>> Begin DATA TO PROCESS

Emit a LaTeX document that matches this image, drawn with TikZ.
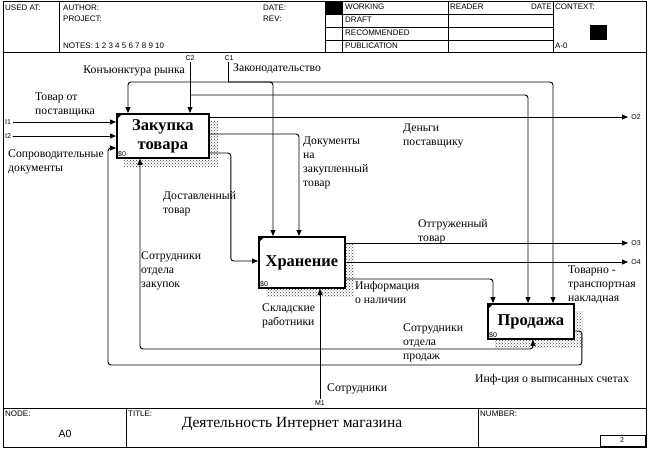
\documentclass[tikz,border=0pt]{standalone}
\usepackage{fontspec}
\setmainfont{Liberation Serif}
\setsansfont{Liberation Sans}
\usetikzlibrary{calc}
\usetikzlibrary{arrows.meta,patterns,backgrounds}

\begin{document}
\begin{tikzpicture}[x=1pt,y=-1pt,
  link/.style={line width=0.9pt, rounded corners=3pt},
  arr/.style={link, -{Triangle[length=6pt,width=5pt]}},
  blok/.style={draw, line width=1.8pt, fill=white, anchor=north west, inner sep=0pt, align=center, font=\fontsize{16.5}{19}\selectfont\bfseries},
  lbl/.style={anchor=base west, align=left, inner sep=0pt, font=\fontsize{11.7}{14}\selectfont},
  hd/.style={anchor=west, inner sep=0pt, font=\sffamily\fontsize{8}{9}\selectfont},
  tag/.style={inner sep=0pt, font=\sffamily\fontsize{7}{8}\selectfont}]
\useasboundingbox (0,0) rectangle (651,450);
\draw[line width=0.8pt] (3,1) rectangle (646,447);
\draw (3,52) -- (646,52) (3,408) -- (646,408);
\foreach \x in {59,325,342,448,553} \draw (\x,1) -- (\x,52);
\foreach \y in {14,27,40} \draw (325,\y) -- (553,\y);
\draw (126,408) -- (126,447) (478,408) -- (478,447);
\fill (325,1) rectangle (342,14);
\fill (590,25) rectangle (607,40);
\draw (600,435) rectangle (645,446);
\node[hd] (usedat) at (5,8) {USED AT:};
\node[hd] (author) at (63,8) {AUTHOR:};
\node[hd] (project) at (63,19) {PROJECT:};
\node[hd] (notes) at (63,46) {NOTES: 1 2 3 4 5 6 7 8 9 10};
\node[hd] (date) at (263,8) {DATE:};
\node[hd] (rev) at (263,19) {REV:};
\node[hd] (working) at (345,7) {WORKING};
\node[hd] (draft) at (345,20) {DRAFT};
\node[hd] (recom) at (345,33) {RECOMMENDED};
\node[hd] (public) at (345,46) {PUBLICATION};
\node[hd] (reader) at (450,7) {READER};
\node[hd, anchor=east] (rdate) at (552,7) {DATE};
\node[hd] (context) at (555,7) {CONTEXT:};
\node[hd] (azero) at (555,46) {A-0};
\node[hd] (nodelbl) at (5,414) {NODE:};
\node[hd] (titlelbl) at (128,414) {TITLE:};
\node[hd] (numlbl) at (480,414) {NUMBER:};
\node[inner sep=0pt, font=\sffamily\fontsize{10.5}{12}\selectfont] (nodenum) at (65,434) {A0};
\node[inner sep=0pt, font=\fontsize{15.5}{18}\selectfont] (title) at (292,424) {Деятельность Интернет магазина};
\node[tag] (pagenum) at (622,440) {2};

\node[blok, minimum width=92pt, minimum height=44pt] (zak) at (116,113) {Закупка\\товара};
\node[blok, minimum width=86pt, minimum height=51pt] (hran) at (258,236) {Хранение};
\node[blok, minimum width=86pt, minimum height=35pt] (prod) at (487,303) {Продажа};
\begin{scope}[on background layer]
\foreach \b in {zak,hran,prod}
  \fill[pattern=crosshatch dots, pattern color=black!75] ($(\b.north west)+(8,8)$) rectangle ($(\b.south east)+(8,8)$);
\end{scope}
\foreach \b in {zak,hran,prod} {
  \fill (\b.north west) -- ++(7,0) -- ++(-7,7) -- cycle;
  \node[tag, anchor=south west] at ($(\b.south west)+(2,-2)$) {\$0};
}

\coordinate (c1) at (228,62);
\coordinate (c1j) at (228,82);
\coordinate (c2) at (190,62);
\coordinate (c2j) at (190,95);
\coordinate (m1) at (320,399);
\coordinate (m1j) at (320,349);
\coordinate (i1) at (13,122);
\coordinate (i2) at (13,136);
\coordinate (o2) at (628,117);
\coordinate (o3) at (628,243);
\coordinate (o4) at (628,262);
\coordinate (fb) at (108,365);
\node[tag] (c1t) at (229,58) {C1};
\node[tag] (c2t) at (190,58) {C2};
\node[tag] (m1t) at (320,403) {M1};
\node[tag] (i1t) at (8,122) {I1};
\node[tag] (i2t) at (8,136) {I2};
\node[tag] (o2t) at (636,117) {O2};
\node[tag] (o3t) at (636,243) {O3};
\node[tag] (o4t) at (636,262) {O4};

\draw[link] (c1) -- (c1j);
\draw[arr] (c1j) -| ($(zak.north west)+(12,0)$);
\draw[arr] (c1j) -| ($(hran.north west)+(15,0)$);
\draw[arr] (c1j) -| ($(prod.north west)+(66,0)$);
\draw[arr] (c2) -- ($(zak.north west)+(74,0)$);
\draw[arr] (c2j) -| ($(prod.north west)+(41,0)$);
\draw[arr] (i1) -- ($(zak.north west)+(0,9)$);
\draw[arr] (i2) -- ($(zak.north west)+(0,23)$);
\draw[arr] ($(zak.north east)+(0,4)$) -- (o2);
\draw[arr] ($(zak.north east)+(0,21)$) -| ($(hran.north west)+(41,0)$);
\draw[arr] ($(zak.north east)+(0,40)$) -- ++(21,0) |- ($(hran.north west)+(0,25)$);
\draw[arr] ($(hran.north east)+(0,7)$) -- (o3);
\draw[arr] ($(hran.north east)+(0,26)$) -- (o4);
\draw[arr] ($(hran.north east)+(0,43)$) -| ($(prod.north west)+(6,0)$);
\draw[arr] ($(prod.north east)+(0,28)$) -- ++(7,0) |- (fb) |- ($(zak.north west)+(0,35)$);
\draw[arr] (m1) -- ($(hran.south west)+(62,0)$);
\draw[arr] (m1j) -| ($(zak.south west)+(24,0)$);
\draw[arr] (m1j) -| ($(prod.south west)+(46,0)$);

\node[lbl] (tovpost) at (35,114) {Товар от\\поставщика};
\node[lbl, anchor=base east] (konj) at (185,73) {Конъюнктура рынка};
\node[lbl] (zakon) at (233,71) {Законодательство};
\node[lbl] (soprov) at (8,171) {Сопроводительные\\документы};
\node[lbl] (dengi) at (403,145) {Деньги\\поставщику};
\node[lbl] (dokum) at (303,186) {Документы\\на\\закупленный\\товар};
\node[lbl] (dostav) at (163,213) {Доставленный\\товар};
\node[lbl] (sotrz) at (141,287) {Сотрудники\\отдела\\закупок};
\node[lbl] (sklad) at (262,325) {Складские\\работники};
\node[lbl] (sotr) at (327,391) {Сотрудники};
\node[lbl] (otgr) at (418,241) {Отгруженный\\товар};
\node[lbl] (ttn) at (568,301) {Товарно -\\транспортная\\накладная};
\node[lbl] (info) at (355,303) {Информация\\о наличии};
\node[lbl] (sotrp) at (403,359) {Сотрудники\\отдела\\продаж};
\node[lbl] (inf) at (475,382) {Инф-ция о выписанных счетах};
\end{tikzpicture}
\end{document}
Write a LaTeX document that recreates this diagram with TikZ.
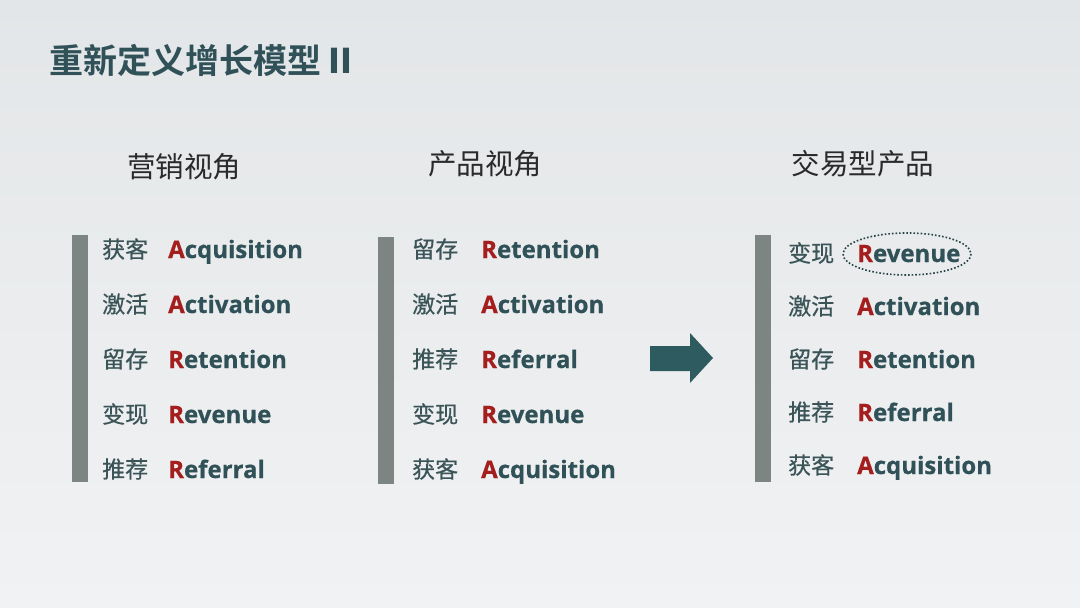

>> End DATA TO PROCESS

Show every line from the listing above in which the string "with" appears.

Emit a LaTeX document that matches this image, drawn with TikZ.
Write a LaTeX document that recreates this diagram with TikZ.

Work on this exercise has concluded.